Lead by the acerbic Scott McNealy, Sun had a history of whipping Microsoft … at least rhetorically.  Microsoft beat Sun senseless in the early years when Sun primarily made technical workstations.  Microsoft made Windows PCs a viable and cheaper alternative to Sun’s UNIX workstations for engineering, and sent Sun scrambling up the performance slope, making bigger and badder UNIX servers.

This may have been Sun’s original marketing mistake.  Everything commoditizes over time, including hardware.  Intel (and later AMD) commoditized the expensive part of the computer (the CPU and FPU).  It was only a matter of time before they did the same to servers.  Since Sun abandoned everything aside from top-end servers, they backed themselves into a marketing corner.  Going back to commodity servers and desktops would require capitulation and stealing market-share, which is expensive and unlikely.

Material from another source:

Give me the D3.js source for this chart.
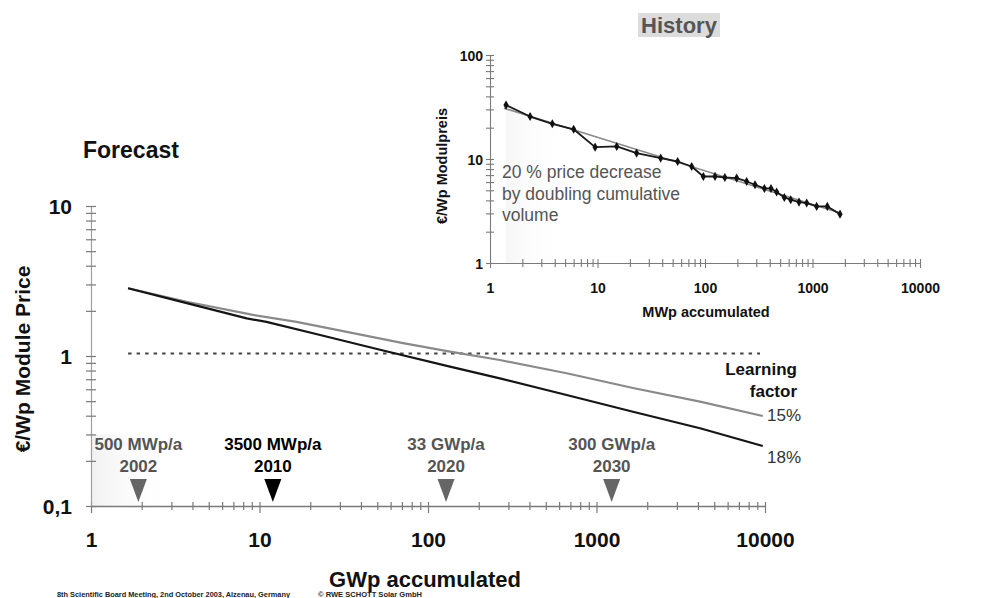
<!DOCTYPE html>
<html><head><meta charset="utf-8">
<script src="https://cdn.jsdelivr.net/npm/d3@7"></script>
<style>
body{margin:0;background:#fff}
svg{display:block;font-family:"Liberation Sans",Arial,Helvetica,sans-serif}
</style>
</head><body>
<svg id="c" width="988" height="598"></svg>
<script>
// ---------- DATA ----------
// Forecast (main chart): GWp accumulated vs €/Wp module price
const forecastX15 = [1.66, 3.7, 9.15, 16.6, 35.9, 71.1, 135, 267, 665, 1647, 4115, 9700];
const forecast15  = [2.83, 2.30, 1.88, 1.69, 1.42, 1.22, 1.07, 0.94, 0.767, 0.612, 0.496, 0.398];
const forecastX18 = [1.66, 3.7, 8.4, 11, 22.9, 51.9, 135, 267, 665, 1647, 4115, 9700];
const forecast18  = [2.83, 2.25, 1.78, 1.69, 1.38, 1.10, 0.849, 0.71, 0.55, 0.425, 0.33, 0.251];
const targetPriceX = [1.66, 9340];
const targetPrice  = [1.04, 1.04];
const seriesNames = ["15%", "18%"];
const markerYears = ["2002", "2010", "2020", "2030"];
const markerCapacity = ["500 MWp/a", "3500 MWp/a", "33 GWp/a", "300 GWp/a"];
const markerGWp = [1.91, 12, 128, 1230];
const highlightYear = "2010";
const mainXTicks = [1, 10, 100, 1000, 10000];
const mainXTickLabels = ["1", "10", "100", "1000", "10000"];
const mainYTicks = [0.1, 1, 10];
const mainYTickLabels = ["0,1", "1", "10"];

// History (inset): MWp accumulated vs €/Wp module price
const historyMWp = [1.41, 2.36, 3.8, 6.0, 9.5, 15.1, 23.1, 38.7, 55.7, 75.2, 96.5, 124, 153, 197, 244, 292, 357, 411, 464, 547, 627, 749, 883, 1093, 1374, 1803];
const historyPrice = [33, 25.6, 21.8, 19.3, 13.0, 13.2, 11.4, 10.2, 9.46, 8.47, 6.79, 6.8, 6.64, 6.55, 6.08, 5.65, 5.21, 5.21, 4.81, 4.27, 4.06, 3.85, 3.77, 3.5, 3.5, 2.95];
const trendMWp = [1.35, 1750];
const trendPrice = [30.8, 3.06];
const insetXTicks = [1, 10, 100, 1000, 10000];
const insetXTickLabels = ["1", "10", "100", "1000", "10000"];
const insetYTicks = [1, 10, 100];
const insetYTickLabels = ["1", "10", "100"];

// ---------- HELPERS ----------
function minorTicks(lo, hi) {
  const out = [];
  for (let e = Math.round(Math.log10(lo)); e < Math.round(Math.log10(hi)); e++)
    for (let m = 1; m < 10; m++) out.push(m * Math.pow(10, e));
  out.push(hi);
  return out;
}
const isMajor = d => Math.abs(Math.log10(d) - Math.round(Math.log10(d))) < 1e-9;
const zip = (a, b) => a.map((v, i) => [v, b[i]]);

const svg = d3.select("#c");
const defs = svg.append("defs");
const g1 = defs.append("linearGradient").attr("id", "fadeMain")
  .attr("gradientUnits", "userSpaceOnUse").attr("x1", 91).attr("x2", 175).attr("y1", 0).attr("y2", 0);
g1.append("stop").attr("offset", 0).attr("stop-color", "#e8e8e8").attr("stop-opacity", 0.6);
g1.append("stop").attr("offset", 1).attr("stop-color", "#ffffff").attr("stop-opacity", 0);
const g2 = defs.append("linearGradient").attr("id", "fadeInset")
  .attr("gradientUnits", "userSpaceOnUse").attr("x1", 490).attr("x2", 570).attr("y1", 0).attr("y2", 0);
g2.append("stop").attr("offset", 0).attr("stop-color", "#e8e8e8").attr("stop-opacity", 0.55);
g2.append("stop").attr("offset", 1).attr("stop-color", "#ffffff").attr("stop-opacity", 0);

// ---------- MAIN CHART ----------
const x = d3.scaleLog().domain([1, 10000]).range([91, 765]);
const y = d3.scaleLog().domain([0.1, 10]).range([506, 206]);
const axisCol = "#7a7a7a";

// faint shading bottom-left
svg.append("rect").attr("x", x(1)).attr("y", y(0.3)).attr("width", x(3.2) - x(1))
  .attr("height", y(0.1) - y(0.3)).attr("fill", "url(#fadeMain)");

// x axis
const gx = svg.append("g").attr("transform", `translate(0,${y(0.1)})`)
  .call(d3.axisBottom(x).tickValues(minorTicks(1, 10000)).tickFormat("").tickSizeOuter(0));
gx.select(".domain").attr("stroke", axisCol).attr("stroke-width", 1.3);
gx.selectAll(".tick line").attr("stroke", axisCol).attr("stroke-width", 1.2)
  .attr("y1", -4).attr("y2", d => isMajor(d) ? 7 : 4);
const gxl = svg.append("g").attr("transform", `translate(0,${y(0.1)})`)
  .call(d3.axisBottom(x).tickValues(mainXTicks).tickFormat((d, i) => mainXTickLabels[i]).tickSize(0));
gxl.select(".domain").remove();
gxl.selectAll("text").attr("y", 41).attr("dy", 0).attr("fill", "#111")
  .style("font-size", "21px").style("font-weight", "bold").style("font-family", "Liberation Sans, Arial, sans-serif");

// y axis
const gy = svg.append("g").attr("transform", `translate(${x(1)},0)`)
  .call(d3.axisLeft(y).tickValues(minorTicks(0.1, 10)).tickFormat("").tickSizeOuter(0));
gy.select(".domain").attr("stroke", "#a0a0a0").attr("stroke-width", 1.2);
gy.selectAll(".tick line").attr("stroke", axisCol).attr("stroke-width", 1.2).attr("x1", -5).attr("x2", 5);
const gyl = svg.append("g").attr("transform", `translate(${x(1)},0)`)
  .call(d3.axisLeft(y).tickValues(mainYTicks).tickFormat((d, i) => mainYTickLabels[i]).tickSize(0));
gyl.select(".domain").remove();
gyl.selectAll("text").attr("x", -19).attr("dy", "0.36em").attr("fill", "#111")
  .style("font-size", "21px").style("font-weight", "bold").style("font-family", "Liberation Sans, Arial, sans-serif");

// lines
const lineMain = d3.line().x(d => x(d[0])).y(d => y(d[1]));
svg.append("path").datum(zip(targetPriceX, targetPrice)).attr("d", lineMain)
  .attr("fill", "none").attr("stroke", "#444").attr("stroke-width", 2).attr("stroke-dasharray", "3.5,5");
svg.append("path").datum(zip(forecastX15, forecast15)).attr("d", lineMain)
  .attr("fill", "none").attr("stroke", "#8a8a8a").attr("stroke-width", 2.2).attr("stroke-linejoin", "round");
svg.append("path").datum(zip(forecastX18, forecast18)).attr("d", lineMain)
  .attr("fill", "none").attr("stroke", "#151515").attr("stroke-width", 2.2).attr("stroke-linejoin", "round");

// markers
const tipY = y(0.1) - 4;
const mk = svg.append("g").selectAll("g").data(markerYears).join("g");
mk.append("path")
  .attr("d", (d, i) => { const cx = x(markerGWp[i]); return `M${cx - 8.5},${tipY - 23}L${cx + 8.5},${tipY - 23}L${cx},${tipY}Z`; })
  .attr("fill", d => d === highlightYear ? "#000" : "#666");
mk.append("text").attr("x", (d, i) => x(markerGWp[i])).attr("y", tipY - 52)
  .attr("text-anchor", "middle").attr("font-size", 17).attr("font-weight", "bold")
  .attr("fill", d => d === highlightYear ? "#000" : "#555").text((d, i) => markerCapacity[i]);
mk.append("text").attr("x", (d, i) => x(markerGWp[i])).attr("y", tipY - 30)
  .attr("text-anchor", "middle").attr("font-size", 17).attr("font-weight", "bold")
  .attr("fill", d => d === highlightYear ? "#000" : "#555").text(d => d);

// legend / series labels
svg.append("text").attr("x", 797).attr("y", 375).attr("text-anchor", "end")
  .attr("font-size", 17).attr("font-weight", "bold").attr("fill", "#111").text("Learning");
svg.append("text").attr("x", 797).attr("y", 397).attr("text-anchor", "end")
  .attr("font-size", 17).attr("font-weight", "bold").attr("fill", "#111").text("factor");
svg.append("text").attr("x", 767).attr("y", y(forecast15[forecast15.length - 1]) + 5)
  .attr("font-size", 17).attr("fill", "#333").text(seriesNames[0]);
svg.append("text").attr("x", 767).attr("y", y(forecast18[forecast18.length - 1]) + 17)
  .attr("font-size", 17).attr("fill", "#333").text(seriesNames[1]);

// titles
svg.append("text").attr("x", 83).attr("y", 158).attr("font-size", 23).attr("font-weight", "bold")
  .attr("fill", "#111").text("Forecast");
svg.append("text").attr("x", 425).attr("y", 587).attr("text-anchor", "middle").attr("font-size", 22)
  .attr("font-weight", "bold").attr("fill", "#111").text("GWp accumulated");
svg.append("text").attr("transform", "translate(30,359) rotate(-90)").attr("text-anchor", "middle")
  .attr("font-size", 21).attr("font-weight", "bold").attr("fill", "#111").text("€/Wp Module Price");

// footer
svg.append("text").attr("x", 57).attr("y", 597).attr("font-size", 6.5).attr("font-weight", "bold")
  .attr("fill", "#222").attr("textLength", 233).attr("lengthAdjust", "spacingAndGlyphs")
  .text("8th Scientific Board Meeting, 2nd October 2003, Alzenau, Germany");
svg.append("text").attr("x", 318).attr("y", 597).attr("font-size", 6.5).attr("font-weight", "bold")
  .attr("fill", "#222").attr("textLength", 104).attr("lengthAdjust", "spacingAndGlyphs")
  .text("© RWE SCHOTT Solar GmbH");

// ---------- INSET (History) ----------
const ix = d3.scaleLog().domain([1, 10000]).range([490, 920]);
const iy = d3.scaleLog().domain([1, 100]).range([263, 55]);

const hist = zip(historyMWp, historyPrice);
svg.append("path").datum(hist)
  .attr("d", d3.area().x(d => ix(d[0])).y0(iy(1)).y1(d => iy(d[1])))
  .attr("fill", "url(#fadeInset)");

const ixa = svg.append("g").attr("transform", `translate(0,${iy(1)})`)
  .call(d3.axisBottom(ix).tickValues(minorTicks(1, 10000)).tickFormat("").tickSizeOuter(0));
ixa.select(".domain").attr("stroke", axisCol).attr("stroke-width", 1.1);
ixa.selectAll(".tick line").attr("stroke", axisCol).attr("stroke-width", 1.1)
  .attr("y1", -4).attr("y2", d => isMajor(d) ? 5 : 4);
const ixl = svg.append("g").attr("transform", `translate(0,${iy(1)})`)
  .call(d3.axisBottom(ix).tickValues(insetXTicks).tickFormat((d, i) => insetXTickLabels[i]).tickSize(0));
ixl.select(".domain").remove();
ixl.selectAll("text").attr("y", 30).attr("dy", 0).attr("fill", "#111")
  .style("font-size", "14px").style("font-weight", "bold").style("font-family", "Liberation Sans, Arial, sans-serif");

const iya = svg.append("g").attr("transform", `translate(${ix(1)},0)`)
  .call(d3.axisLeft(iy).tickValues(minorTicks(1, 100)).tickFormat("").tickSizeOuter(0));
iya.select(".domain").attr("stroke", axisCol).attr("stroke-width", 1.1);
iya.selectAll(".tick line").attr("stroke", axisCol).attr("stroke-width", 1.1).attr("x1", -4).attr("x2", 4);
const iyl = svg.append("g").attr("transform", `translate(${ix(1)},0)`)
  .call(d3.axisLeft(iy).tickValues(insetYTicks).tickFormat((d, i) => insetYTickLabels[i]).tickSize(0));
iyl.select(".domain").remove();
iyl.selectAll("text").attr("x", -7).attr("dy", "0.36em").attr("fill", "#111")
  .style("font-size", "14px").style("font-weight", "bold").style("font-family", "Liberation Sans, Arial, sans-serif");

const lineIn = d3.line().x(d => ix(d[0])).y(d => iy(d[1]));
svg.append("path").datum(zip(trendMWp, trendPrice)).attr("d", lineIn)
  .attr("fill", "none").attr("stroke", "#8a8a8a").attr("stroke-width", 1.6);
svg.append("path").datum(hist).attr("d", lineIn)
  .attr("fill", "none").attr("stroke", "#1a1a1a").attr("stroke-width", 1.8).attr("stroke-linejoin", "round");
svg.append("g").selectAll("path").data(hist).join("path")
  .attr("transform", d => `translate(${ix(d[0])},${iy(d[1])})`)
  .attr("d", d3.symbol(d3.symbolDiamond, 24)).attr("fill", "#111");

// inset texts
svg.append("rect").attr("x", 638).attr("y", 13).attr("width", 82).attr("height", 24).attr("fill", "#dcdcdc");
svg.append("text").attr("x", 679).attr("y", 33).attr("text-anchor", "middle").attr("font-size", 22)
  .attr("font-weight", "bold").attr("fill", "#555").text("History");
svg.append("text").attr("x", 706).attr("y", 317).attr("text-anchor", "middle").attr("font-size", 14.5)
  .attr("font-weight", "bold").attr("fill", "#111").text("MWp accumulated");
svg.append("text").attr("transform", "translate(447,166) rotate(-90)").attr("text-anchor", "middle")
  .attr("font-size", 14.5).attr("font-weight", "bold").attr("fill", "#111").text("€/Wp Modulpreis");
const ann = ["20 % price decrease", "by doubling cumulative", "volume"];
svg.append("g").selectAll("text").data(ann).join("text")
  .attr("x", 502).attr("y", (d, i) => 178 + i * 21.5).attr("font-size", 17.5).attr("fill", "#555").text(d => d);
</script>
</body></html>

A while back Sun and Microsoft publicly laid aside open hostilities, signed a nonaggression pact of sorts.  Their proposed collaborationsnever produced much aside from “thou shall not sue” covenants, and mainly kept one another from tossing more lawyers onto the fire (hmmmm, now there’s a captivating thought).

Now Sun’s capitulation is near complete.  Not only ave the conceded that Intel and AMD are the owners of the small- and mid-tier server markets (by building overpriced x86 servers) they have now agreed to bundle Windows onto these boxes at the factory.  Sun does this not because they want to, but because they are missing the enterprise preference to have “one throat to choke.”  Sun CEO and ponytail devotee Jonathan Schwartz confessed “We can do business with 100% of the marketplace now. That’s not something we could have said a few years ago.” 

That’s why the pay Jonathan the small bucks.

But it will be a little too little and a little too late.  Sun was AWOL on defending the broad set of enterprise needs, behind the curve on x86 and Linux, and their new Windows pact is little more than promises to bow to whatever stranglehold Microsoft is planning for virtualization.

That’s OK though.  Sun still has 34,000 employees they can lay off as the carnage continues.